■ **EXERCISE**: Starting at the line that contains "Rebuild this chart" and stopping at the line that contains "var yTicks = [-3, -2, -1, 0, 1, 2];", transcribe every line of the material below exactly; pictures stay out.
# Start of EXTRACTED DATA
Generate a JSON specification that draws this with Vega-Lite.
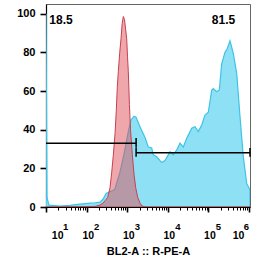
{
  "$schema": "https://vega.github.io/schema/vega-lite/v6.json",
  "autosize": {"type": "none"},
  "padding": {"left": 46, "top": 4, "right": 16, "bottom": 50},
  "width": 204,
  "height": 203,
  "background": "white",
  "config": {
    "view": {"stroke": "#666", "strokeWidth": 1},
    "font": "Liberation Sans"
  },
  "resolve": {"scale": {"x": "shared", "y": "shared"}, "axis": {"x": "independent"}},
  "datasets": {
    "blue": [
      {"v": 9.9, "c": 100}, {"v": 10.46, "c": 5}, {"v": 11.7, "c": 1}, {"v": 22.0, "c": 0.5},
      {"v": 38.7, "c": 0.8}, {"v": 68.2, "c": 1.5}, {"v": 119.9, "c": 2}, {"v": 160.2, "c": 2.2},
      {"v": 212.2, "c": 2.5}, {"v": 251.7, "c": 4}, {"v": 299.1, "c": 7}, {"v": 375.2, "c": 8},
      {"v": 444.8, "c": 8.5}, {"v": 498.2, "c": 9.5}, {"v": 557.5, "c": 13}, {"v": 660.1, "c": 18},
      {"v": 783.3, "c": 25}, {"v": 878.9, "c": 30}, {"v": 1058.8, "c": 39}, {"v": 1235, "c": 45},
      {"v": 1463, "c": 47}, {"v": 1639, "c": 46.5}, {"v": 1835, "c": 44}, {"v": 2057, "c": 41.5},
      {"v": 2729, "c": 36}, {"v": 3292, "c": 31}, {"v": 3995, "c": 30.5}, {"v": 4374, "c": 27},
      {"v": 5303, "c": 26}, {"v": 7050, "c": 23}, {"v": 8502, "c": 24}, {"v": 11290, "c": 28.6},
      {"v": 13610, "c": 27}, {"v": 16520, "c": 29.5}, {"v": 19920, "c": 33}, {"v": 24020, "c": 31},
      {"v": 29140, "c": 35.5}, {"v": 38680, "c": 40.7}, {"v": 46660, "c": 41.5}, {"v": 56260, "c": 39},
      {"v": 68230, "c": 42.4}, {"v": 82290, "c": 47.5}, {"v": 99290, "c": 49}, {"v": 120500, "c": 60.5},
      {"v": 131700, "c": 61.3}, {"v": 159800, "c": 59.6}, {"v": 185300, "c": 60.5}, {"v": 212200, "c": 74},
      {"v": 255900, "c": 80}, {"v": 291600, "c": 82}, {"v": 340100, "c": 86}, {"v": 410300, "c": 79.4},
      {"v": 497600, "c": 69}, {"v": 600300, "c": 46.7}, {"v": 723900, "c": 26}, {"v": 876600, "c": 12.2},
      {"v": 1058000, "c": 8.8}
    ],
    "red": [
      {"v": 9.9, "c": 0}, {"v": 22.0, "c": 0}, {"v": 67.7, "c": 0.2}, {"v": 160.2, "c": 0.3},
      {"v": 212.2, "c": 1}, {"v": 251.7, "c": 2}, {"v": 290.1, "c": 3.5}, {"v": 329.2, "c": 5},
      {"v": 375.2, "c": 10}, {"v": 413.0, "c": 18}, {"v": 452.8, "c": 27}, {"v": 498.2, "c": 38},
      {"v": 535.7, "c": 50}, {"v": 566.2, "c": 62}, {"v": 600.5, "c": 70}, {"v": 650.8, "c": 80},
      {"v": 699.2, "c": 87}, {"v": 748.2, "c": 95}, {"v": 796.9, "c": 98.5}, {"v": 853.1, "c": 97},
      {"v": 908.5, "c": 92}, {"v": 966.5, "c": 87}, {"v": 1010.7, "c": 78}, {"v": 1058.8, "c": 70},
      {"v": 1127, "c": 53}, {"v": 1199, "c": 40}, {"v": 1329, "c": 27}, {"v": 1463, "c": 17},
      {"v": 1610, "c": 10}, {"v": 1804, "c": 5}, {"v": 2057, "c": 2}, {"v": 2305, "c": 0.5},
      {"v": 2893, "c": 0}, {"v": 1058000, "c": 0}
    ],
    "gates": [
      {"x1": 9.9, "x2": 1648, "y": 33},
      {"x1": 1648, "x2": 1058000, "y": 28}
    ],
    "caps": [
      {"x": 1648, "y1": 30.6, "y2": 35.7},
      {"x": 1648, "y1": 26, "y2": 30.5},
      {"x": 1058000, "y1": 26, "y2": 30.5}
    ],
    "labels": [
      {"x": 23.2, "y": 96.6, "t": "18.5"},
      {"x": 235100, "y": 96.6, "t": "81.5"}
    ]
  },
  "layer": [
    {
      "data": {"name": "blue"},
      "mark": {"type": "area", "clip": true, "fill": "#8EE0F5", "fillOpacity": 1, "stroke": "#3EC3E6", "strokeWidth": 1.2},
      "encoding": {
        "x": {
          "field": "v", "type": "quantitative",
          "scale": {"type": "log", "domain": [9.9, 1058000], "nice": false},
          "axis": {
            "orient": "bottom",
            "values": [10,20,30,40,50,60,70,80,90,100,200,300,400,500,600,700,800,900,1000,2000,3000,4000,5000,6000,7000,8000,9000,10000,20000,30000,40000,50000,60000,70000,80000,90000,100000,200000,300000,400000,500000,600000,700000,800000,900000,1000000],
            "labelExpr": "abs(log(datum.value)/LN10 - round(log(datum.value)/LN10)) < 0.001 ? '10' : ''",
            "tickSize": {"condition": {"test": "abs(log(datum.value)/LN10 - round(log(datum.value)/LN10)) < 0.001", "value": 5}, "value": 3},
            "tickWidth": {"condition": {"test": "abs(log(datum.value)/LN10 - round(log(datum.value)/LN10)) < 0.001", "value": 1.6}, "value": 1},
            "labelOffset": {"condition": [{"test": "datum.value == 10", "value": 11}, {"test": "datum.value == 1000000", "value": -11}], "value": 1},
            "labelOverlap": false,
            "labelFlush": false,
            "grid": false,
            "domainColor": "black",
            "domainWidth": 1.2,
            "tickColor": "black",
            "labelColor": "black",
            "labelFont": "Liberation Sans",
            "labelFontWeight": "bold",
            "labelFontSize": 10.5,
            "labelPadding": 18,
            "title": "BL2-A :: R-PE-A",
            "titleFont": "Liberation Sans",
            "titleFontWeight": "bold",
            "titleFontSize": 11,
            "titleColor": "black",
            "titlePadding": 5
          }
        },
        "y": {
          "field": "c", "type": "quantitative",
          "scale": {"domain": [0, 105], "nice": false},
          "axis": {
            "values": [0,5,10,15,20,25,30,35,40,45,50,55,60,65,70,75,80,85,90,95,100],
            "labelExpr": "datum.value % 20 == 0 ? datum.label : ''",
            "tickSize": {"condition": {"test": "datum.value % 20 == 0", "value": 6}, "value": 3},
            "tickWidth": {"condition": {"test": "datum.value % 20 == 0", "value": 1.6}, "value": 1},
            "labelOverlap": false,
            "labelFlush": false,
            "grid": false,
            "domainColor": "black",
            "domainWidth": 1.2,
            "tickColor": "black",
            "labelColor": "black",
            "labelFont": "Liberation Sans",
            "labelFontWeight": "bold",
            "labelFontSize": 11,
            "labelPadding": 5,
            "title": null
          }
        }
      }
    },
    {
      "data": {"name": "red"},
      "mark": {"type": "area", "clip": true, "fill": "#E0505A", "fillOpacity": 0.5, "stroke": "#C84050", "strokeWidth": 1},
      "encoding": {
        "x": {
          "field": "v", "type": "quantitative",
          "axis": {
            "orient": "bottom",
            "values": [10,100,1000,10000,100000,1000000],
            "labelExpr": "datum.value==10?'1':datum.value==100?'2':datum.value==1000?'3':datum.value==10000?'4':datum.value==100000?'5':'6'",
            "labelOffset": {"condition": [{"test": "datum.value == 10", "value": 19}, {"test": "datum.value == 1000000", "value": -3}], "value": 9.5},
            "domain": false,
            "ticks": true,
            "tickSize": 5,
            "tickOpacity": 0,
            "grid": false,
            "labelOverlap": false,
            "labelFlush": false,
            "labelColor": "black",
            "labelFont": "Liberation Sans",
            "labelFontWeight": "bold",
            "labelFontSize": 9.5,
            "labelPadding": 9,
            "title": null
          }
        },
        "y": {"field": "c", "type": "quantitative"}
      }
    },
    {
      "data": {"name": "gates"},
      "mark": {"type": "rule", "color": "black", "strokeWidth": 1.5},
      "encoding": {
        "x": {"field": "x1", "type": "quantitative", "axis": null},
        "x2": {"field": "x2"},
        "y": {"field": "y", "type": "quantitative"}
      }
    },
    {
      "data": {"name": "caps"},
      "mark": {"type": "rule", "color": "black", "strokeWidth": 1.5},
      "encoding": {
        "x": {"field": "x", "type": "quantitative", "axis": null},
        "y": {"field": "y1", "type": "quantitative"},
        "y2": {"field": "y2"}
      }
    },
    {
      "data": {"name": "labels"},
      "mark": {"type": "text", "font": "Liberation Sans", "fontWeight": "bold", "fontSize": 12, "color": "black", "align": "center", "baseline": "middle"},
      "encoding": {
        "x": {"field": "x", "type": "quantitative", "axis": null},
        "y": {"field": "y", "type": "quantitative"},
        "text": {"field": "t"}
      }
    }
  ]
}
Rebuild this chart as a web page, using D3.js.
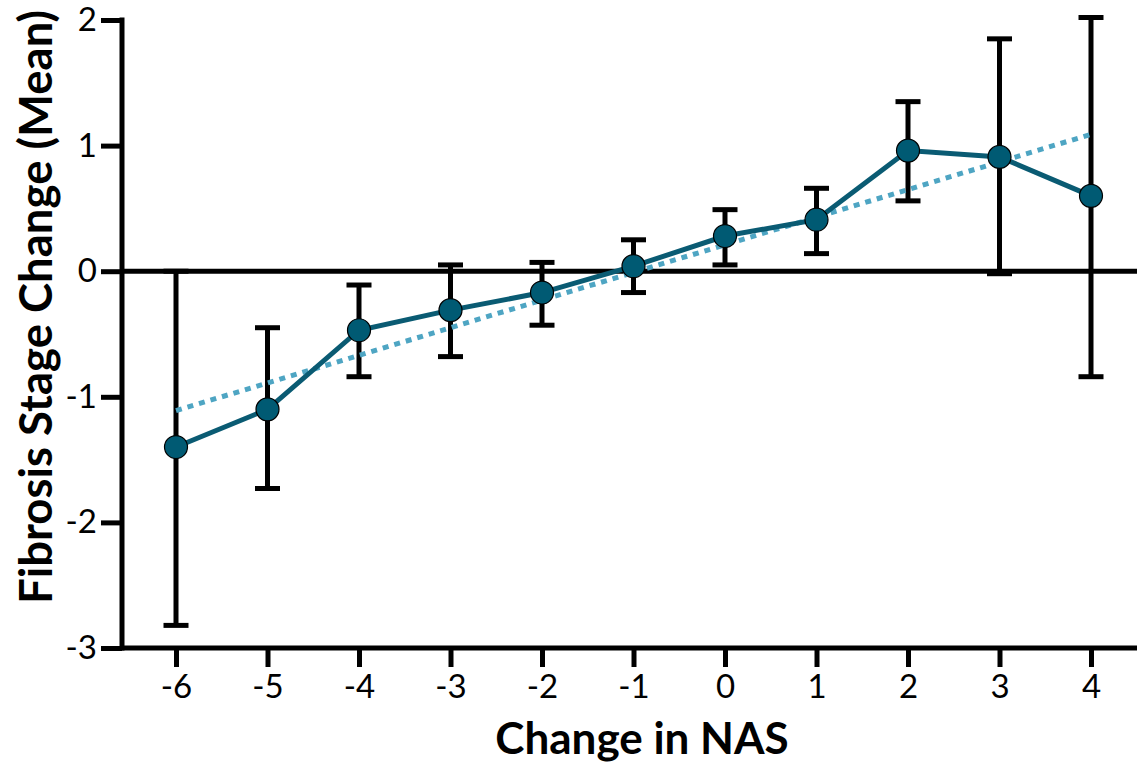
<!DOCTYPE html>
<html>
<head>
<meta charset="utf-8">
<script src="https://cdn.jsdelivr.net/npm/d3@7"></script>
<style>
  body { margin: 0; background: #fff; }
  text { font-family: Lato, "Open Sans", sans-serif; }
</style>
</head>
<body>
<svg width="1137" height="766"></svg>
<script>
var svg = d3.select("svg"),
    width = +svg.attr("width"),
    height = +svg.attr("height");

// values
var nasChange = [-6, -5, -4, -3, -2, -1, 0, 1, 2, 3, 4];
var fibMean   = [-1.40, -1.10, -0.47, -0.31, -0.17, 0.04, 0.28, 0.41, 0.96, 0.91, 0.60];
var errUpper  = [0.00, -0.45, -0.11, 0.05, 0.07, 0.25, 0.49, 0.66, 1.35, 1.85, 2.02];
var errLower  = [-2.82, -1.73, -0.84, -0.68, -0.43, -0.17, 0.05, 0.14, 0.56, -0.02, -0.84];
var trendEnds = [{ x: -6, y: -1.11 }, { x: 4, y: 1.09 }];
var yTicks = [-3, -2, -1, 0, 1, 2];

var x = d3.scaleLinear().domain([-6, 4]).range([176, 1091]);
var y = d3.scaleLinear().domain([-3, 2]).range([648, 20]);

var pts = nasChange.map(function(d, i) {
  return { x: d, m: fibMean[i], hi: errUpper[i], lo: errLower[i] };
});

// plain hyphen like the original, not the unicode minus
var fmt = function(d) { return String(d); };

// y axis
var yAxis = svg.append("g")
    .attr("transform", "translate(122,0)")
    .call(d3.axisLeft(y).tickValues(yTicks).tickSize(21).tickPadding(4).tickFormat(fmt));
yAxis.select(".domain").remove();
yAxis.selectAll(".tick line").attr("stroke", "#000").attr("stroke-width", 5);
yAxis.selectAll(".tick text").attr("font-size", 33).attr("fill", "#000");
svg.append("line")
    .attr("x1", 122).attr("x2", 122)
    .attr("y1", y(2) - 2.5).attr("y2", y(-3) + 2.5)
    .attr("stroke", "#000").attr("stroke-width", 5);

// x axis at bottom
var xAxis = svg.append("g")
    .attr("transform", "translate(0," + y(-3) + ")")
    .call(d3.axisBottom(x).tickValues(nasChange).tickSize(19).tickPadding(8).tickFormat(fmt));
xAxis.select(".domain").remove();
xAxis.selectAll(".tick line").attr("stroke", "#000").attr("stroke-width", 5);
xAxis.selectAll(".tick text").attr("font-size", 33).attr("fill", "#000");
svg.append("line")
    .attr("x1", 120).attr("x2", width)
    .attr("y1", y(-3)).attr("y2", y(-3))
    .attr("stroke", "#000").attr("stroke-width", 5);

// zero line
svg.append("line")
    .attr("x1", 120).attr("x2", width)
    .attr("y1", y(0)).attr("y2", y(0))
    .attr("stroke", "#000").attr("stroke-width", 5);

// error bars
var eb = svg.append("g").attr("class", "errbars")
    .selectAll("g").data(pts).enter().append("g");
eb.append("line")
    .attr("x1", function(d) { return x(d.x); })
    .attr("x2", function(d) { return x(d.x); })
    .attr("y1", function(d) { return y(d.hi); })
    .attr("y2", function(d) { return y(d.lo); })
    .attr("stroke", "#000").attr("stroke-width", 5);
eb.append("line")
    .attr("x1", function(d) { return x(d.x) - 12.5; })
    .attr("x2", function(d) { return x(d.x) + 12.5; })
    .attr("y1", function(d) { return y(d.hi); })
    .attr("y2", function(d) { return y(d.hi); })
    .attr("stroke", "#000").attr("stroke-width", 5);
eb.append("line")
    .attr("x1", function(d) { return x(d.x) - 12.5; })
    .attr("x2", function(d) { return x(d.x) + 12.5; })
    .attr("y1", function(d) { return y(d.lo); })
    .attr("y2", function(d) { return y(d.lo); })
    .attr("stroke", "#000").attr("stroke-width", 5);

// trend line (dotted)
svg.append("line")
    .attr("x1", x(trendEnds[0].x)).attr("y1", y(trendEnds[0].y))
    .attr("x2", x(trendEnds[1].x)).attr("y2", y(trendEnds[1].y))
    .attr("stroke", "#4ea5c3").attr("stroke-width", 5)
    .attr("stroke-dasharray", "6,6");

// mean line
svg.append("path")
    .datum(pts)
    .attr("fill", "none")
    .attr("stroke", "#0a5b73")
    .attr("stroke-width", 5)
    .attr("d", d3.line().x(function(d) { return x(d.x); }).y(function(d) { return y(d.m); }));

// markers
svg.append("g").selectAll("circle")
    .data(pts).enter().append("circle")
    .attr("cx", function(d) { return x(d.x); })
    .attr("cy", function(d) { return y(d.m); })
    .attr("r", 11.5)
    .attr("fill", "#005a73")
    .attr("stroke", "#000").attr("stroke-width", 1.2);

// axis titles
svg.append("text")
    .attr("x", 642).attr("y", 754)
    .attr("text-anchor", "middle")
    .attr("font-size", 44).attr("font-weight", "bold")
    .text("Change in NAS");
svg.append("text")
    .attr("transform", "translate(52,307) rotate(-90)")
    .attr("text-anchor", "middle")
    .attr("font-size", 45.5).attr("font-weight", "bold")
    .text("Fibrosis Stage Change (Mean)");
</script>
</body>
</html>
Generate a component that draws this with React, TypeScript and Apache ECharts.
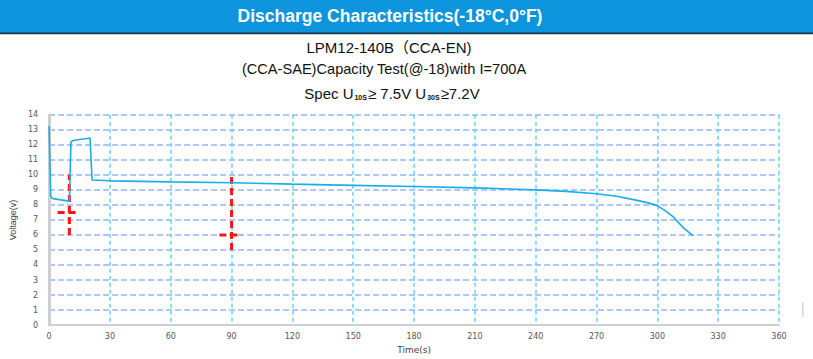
# End of EXTRACTED DATA
■ **THE RESPONSE**:
Rebuild this chart as a web page, using D3.js.
<!DOCTYPE html>
<html>
<head>
<meta charset="utf-8">
<script src="https://cdn.jsdelivr.net/npm/d3@7"></script>
<style>
  body { margin: 0; background: #fff; }
  text { font-family: Lato, "Open Sans", sans-serif; }
</style>
</head>
<body>
<svg width="1137" height="766"></svg>
<script>
var svg = d3.select("svg"),
    width = +svg.attr("width"),
    height = +svg.attr("height");

// values
var nasChange = [-6, -5, -4, -3, -2, -1, 0, 1, 2, 3, 4];
var fibMean   = [-1.40, -1.10, -0.47, -0.31, -0.17, 0.04, 0.28, 0.41, 0.96, 0.91, 0.60];
var errUpper  = [0.00, -0.45, -0.11, 0.05, 0.07, 0.25, 0.49, 0.66, 1.35, 1.85, 2.02];
var errLower  = [-2.82, -1.73, -0.84, -0.68, -0.43, -0.17, 0.05, 0.14, 0.56, -0.02, -0.84];
var trendEnds = [{ x: -6, y: -1.11 }, { x: 4, y: 1.09 }];
var yTicks = [-3, -2, -1, 0, 1, 2];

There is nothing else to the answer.